- Task goal
Write out the listing below in full and exactly, leaving out every picture.

---*---

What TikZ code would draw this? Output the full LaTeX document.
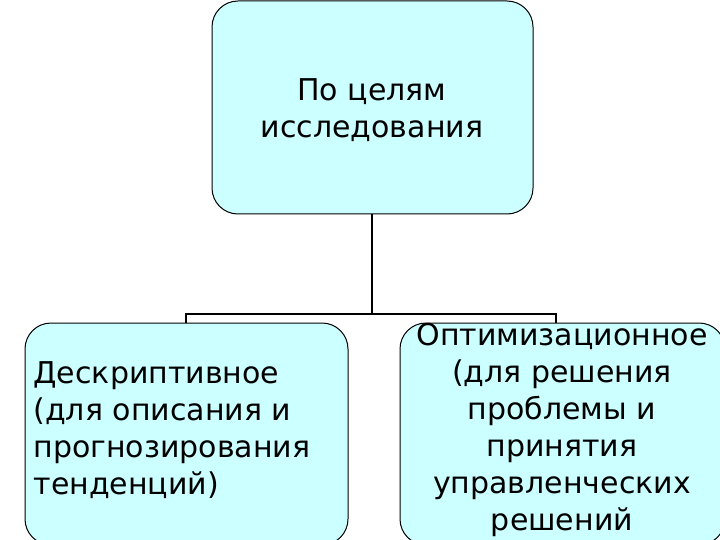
\documentclass[tikz,border=0pt]{standalone}
\usepackage{fontspec}
\setmainfont{DejaVu Sans}
\definecolor{boxfill}{HTML}{CCFFFF}
\begin{document}
\begin{tikzpicture}[x=1pt,y=-1pt,
  box/.style={draw=black,line width=1pt,fill=boxfill,rounded corners=26pt},
  txt/.style={font=\fontsize{30}{37}\selectfont,align=center},
  conn/.style={line width=1.6pt}]
\useasboundingbox (0,0) rectangle (720,540);
\draw[box] (212,1) rectangle (533,214);
\draw[box] (25,323) rectangle (348,545);
\draw[box] (400,323) rectangle (725,545);
\node[txt] (top) at (372,110) {По целям\\исследования};
\node[txt,align=left,anchor=west] (left) at (30,430) {Дескриптивное\\(для описания и\\прогнозирования\\тенденций)};
\node[txt] (right) at (562,430) {Оптимизационное\\(для решения\\проблемы и\\принятия\\управленческих\\решений};
\coordinate (tb) at (372,214);
\coordinate (j) at (372,314);
\coordinate (jl) at (186,314);
\coordinate (jr) at (556,314);
\coordinate (bl) at (186,323);
\coordinate (br) at (556,323);
\draw[conn] (tb) -- (j);
\draw[conn] (bl) -- (jl) -- (jr) -- (br);
\end{tikzpicture}
\end{document}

---*---

- Task result
What TikZ code would draw this? Output the full LaTeX document.
\documentclass[tikz,border=0pt]{standalone}
\usepackage{fontspec}
\setmainfont{DejaVu Sans}
\definecolor{boxfill}{HTML}{CCFFFF}
\begin{document}
\begin{tikzpicture}[x=1pt,y=-1pt,
  box/.style={draw=black,line width=1pt,fill=boxfill,rounded corners=26pt},
  txt/.style={font=\fontsize{30}{37}\selectfont,align=center},
  conn/.style={line width=1.6pt}]
\useasboundingbox (0,0) rectangle (720,540);
\draw[box] (212,1) rectangle (533,214);
\draw[box] (25,323) rectangle (348,545);
\draw[box] (400,323) rectangle (725,545);
\node[txt] (top) at (372,110) {По целям\\исследования};
\node[txt,align=left,anchor=west] (left) at (30,430) {Дескриптивное\\(для описания и\\прогнозирования\\тенденций)};
\node[txt] (right) at (562,430) {Оптимизационное\\(для решения\\проблемы и\\принятия\\управленческих\\решений};
\coordinate (tb) at (372,214);
\coordinate (j) at (372,314);
\coordinate (jl) at (186,314);
\coordinate (jr) at (556,314);
\coordinate (bl) at (186,323);
\coordinate (br) at (556,323);
\draw[conn] (tb) -- (j);
\draw[conn] (bl) -- (jl) -- (jr) -- (br);
\end{tikzpicture}
\end{document}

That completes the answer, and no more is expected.